- [What is being asked] Extract word for word the lines of the listing from its start to the line holding "-0.26], [-20, 1.33]]", both ends kept; pictures are not part of the copy.

## BEGIN

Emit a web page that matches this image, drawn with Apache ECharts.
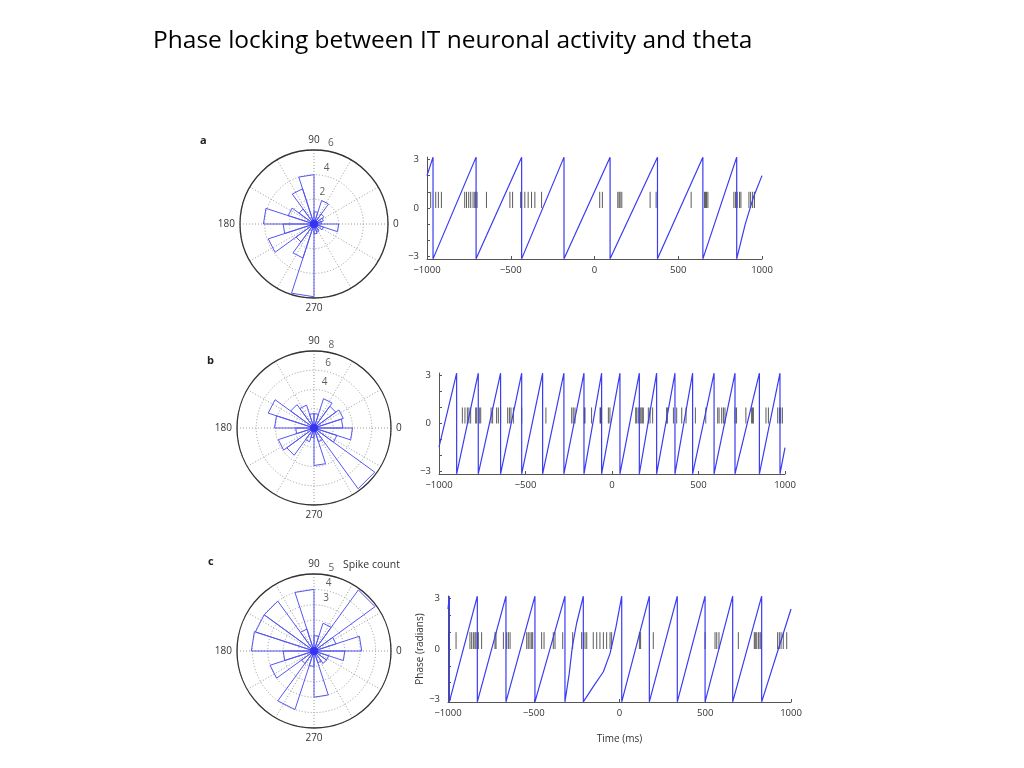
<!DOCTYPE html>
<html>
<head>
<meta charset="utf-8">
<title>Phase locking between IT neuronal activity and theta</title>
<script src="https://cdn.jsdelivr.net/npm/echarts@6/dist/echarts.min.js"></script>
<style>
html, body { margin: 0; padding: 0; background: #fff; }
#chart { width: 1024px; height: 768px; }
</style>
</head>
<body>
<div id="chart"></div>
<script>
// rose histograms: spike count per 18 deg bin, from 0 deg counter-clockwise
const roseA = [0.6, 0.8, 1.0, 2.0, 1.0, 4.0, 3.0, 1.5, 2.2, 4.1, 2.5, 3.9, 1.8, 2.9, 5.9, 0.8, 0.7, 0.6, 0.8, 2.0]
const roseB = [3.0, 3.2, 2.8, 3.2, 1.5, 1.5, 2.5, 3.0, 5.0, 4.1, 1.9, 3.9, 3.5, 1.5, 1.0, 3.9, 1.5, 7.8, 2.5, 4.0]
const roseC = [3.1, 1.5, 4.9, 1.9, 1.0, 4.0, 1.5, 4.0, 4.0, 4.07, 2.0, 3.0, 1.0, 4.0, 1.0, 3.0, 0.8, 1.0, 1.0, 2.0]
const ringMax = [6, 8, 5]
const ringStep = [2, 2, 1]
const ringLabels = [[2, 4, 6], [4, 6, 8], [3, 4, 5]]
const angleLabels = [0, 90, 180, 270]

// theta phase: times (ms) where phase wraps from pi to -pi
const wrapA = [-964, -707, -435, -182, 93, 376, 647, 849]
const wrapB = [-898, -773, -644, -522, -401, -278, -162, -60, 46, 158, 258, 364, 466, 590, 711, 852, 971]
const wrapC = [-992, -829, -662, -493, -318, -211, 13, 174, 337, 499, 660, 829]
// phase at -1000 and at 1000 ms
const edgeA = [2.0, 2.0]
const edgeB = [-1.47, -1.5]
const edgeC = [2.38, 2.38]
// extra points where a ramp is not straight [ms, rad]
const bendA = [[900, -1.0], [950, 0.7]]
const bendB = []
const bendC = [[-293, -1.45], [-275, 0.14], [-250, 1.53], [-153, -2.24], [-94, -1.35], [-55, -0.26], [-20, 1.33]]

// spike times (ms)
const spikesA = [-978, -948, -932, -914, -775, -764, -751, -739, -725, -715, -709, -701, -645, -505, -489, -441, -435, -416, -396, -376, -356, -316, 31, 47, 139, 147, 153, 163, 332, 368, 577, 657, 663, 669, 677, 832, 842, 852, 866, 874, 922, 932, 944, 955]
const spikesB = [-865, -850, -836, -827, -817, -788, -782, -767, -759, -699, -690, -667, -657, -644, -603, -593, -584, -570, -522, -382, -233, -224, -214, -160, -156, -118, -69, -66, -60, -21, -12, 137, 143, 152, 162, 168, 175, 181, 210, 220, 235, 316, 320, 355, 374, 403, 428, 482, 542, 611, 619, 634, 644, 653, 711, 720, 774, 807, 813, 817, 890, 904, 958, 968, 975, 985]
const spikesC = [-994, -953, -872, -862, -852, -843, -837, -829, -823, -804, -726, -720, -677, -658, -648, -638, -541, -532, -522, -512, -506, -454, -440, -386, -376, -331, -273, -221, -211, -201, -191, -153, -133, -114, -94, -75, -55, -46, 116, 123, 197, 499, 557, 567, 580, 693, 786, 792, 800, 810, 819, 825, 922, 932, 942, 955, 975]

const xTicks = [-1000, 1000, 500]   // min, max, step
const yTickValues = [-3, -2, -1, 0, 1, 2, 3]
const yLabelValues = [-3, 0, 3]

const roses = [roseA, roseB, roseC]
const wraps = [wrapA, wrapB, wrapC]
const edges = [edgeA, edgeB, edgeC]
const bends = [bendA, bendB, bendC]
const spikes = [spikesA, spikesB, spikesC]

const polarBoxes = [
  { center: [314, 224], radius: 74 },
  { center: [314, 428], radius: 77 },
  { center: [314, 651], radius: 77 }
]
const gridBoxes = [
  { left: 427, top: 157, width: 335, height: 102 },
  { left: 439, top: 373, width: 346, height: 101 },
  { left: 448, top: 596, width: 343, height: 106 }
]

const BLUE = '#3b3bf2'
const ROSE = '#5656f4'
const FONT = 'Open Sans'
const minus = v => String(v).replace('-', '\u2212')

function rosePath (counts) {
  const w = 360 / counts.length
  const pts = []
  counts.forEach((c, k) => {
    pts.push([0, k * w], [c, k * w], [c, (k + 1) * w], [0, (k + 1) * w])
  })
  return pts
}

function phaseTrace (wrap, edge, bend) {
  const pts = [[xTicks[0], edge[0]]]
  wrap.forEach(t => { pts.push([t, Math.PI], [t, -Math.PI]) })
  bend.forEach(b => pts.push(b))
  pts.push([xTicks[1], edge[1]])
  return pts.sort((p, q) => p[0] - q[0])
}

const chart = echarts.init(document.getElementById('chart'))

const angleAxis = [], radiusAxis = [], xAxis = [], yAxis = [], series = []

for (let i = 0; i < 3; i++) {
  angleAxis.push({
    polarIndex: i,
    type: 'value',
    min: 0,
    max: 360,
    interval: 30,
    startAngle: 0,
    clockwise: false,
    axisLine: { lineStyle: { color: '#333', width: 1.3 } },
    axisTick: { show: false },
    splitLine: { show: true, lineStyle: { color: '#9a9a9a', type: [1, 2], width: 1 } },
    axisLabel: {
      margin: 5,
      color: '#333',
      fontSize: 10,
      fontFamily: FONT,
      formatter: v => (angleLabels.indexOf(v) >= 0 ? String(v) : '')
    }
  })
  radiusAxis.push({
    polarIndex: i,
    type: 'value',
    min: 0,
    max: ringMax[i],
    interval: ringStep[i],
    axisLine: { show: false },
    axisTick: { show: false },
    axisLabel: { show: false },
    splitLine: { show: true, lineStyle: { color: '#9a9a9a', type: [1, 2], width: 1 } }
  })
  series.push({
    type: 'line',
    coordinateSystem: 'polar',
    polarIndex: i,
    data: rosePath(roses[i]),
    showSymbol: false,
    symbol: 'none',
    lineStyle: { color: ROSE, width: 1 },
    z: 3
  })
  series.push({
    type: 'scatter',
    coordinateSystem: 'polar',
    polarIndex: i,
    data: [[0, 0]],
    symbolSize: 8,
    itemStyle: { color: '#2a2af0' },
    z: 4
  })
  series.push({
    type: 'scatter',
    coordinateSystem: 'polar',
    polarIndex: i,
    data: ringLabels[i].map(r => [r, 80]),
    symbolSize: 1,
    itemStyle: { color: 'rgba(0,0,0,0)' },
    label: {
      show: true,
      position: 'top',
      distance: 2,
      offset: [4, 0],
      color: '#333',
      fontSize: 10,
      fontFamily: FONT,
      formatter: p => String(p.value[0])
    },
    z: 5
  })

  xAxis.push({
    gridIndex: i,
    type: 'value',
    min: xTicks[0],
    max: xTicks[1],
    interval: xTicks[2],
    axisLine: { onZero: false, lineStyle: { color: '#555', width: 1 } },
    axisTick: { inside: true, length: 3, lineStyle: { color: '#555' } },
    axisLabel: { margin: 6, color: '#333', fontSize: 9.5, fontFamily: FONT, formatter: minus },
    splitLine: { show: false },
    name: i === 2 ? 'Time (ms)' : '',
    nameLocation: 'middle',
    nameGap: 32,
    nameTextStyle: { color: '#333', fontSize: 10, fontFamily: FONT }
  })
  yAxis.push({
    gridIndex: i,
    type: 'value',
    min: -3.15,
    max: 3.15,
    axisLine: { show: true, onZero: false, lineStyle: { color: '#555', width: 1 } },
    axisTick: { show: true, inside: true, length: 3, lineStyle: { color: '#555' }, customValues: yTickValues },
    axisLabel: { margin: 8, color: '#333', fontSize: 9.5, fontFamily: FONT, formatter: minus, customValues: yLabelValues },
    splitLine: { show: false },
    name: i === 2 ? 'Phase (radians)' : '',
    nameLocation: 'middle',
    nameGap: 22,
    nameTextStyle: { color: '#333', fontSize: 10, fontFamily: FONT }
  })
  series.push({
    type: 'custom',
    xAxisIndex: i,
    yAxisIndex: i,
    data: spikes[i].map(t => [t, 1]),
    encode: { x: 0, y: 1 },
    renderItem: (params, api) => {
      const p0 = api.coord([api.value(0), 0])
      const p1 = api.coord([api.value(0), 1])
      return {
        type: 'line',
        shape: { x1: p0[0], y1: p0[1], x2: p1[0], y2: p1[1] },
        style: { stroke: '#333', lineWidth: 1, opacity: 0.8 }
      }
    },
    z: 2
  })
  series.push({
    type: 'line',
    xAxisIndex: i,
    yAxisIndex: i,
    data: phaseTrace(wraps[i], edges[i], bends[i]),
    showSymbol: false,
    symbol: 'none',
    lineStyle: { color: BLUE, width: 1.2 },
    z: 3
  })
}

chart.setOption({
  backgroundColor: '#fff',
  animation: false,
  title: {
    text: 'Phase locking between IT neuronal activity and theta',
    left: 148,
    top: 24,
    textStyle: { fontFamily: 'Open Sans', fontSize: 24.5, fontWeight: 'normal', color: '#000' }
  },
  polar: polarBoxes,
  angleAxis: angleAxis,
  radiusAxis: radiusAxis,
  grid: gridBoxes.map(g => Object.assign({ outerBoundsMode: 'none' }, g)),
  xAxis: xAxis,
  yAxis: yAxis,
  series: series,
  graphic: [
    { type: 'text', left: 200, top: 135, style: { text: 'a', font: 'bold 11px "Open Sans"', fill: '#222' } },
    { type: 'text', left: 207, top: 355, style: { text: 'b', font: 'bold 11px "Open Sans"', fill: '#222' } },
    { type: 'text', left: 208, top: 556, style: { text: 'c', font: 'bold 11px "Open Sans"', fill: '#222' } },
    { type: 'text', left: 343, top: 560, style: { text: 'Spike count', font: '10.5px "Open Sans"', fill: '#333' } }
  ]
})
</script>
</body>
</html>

## END

- [Solution for this problem]
Emit a web page that matches this image, drawn with Apache ECharts.
<!DOCTYPE html>
<html>
<head>
<meta charset="utf-8">
<title>Phase locking between IT neuronal activity and theta</title>
<script src="https://cdn.jsdelivr.net/npm/echarts@6/dist/echarts.min.js"></script>
<style>
html, body { margin: 0; padding: 0; background: #fff; }
#chart { width: 1024px; height: 768px; }
</style>
</head>
<body>
<div id="chart"></div>
<script>
// rose histograms: spike count per 18 deg bin, from 0 deg counter-clockwise
const roseA = [0.6, 0.8, 1.0, 2.0, 1.0, 4.0, 3.0, 1.5, 2.2, 4.1, 2.5, 3.9, 1.8, 2.9, 5.9, 0.8, 0.7, 0.6, 0.8, 2.0]
const roseB = [3.0, 3.2, 2.8, 3.2, 1.5, 1.5, 2.5, 3.0, 5.0, 4.1, 1.9, 3.9, 3.5, 1.5, 1.0, 3.9, 1.5, 7.8, 2.5, 4.0]
const roseC = [3.1, 1.5, 4.9, 1.9, 1.0, 4.0, 1.5, 4.0, 4.0, 4.07, 2.0, 3.0, 1.0, 4.0, 1.0, 3.0, 0.8, 1.0, 1.0, 2.0]
const ringMax = [6, 8, 5]
const ringStep = [2, 2, 1]
const ringLabels = [[2, 4, 6], [4, 6, 8], [3, 4, 5]]
const angleLabels = [0, 90, 180, 270]

// theta phase: times (ms) where phase wraps from pi to -pi
const wrapA = [-964, -707, -435, -182, 93, 376, 647, 849]
const wrapB = [-898, -773, -644, -522, -401, -278, -162, -60, 46, 158, 258, 364, 466, 590, 711, 852, 971]
const wrapC = [-992, -829, -662, -493, -318, -211, 13, 174, 337, 499, 660, 829]
// phase at -1000 and at 1000 ms
const edgeA = [2.0, 2.0]
const edgeB = [-1.47, -1.5]
const edgeC = [2.38, 2.38]
// extra points where a ramp is not straight [ms, rad]
const bendA = [[900, -1.0], [950, 0.7]]
const bendB = []
const bendC = [[-293, -1.45], [-275, 0.14], [-250, 1.53], [-153, -2.24], [-94, -1.35], [-55, -0.26], [-20, 1.33]]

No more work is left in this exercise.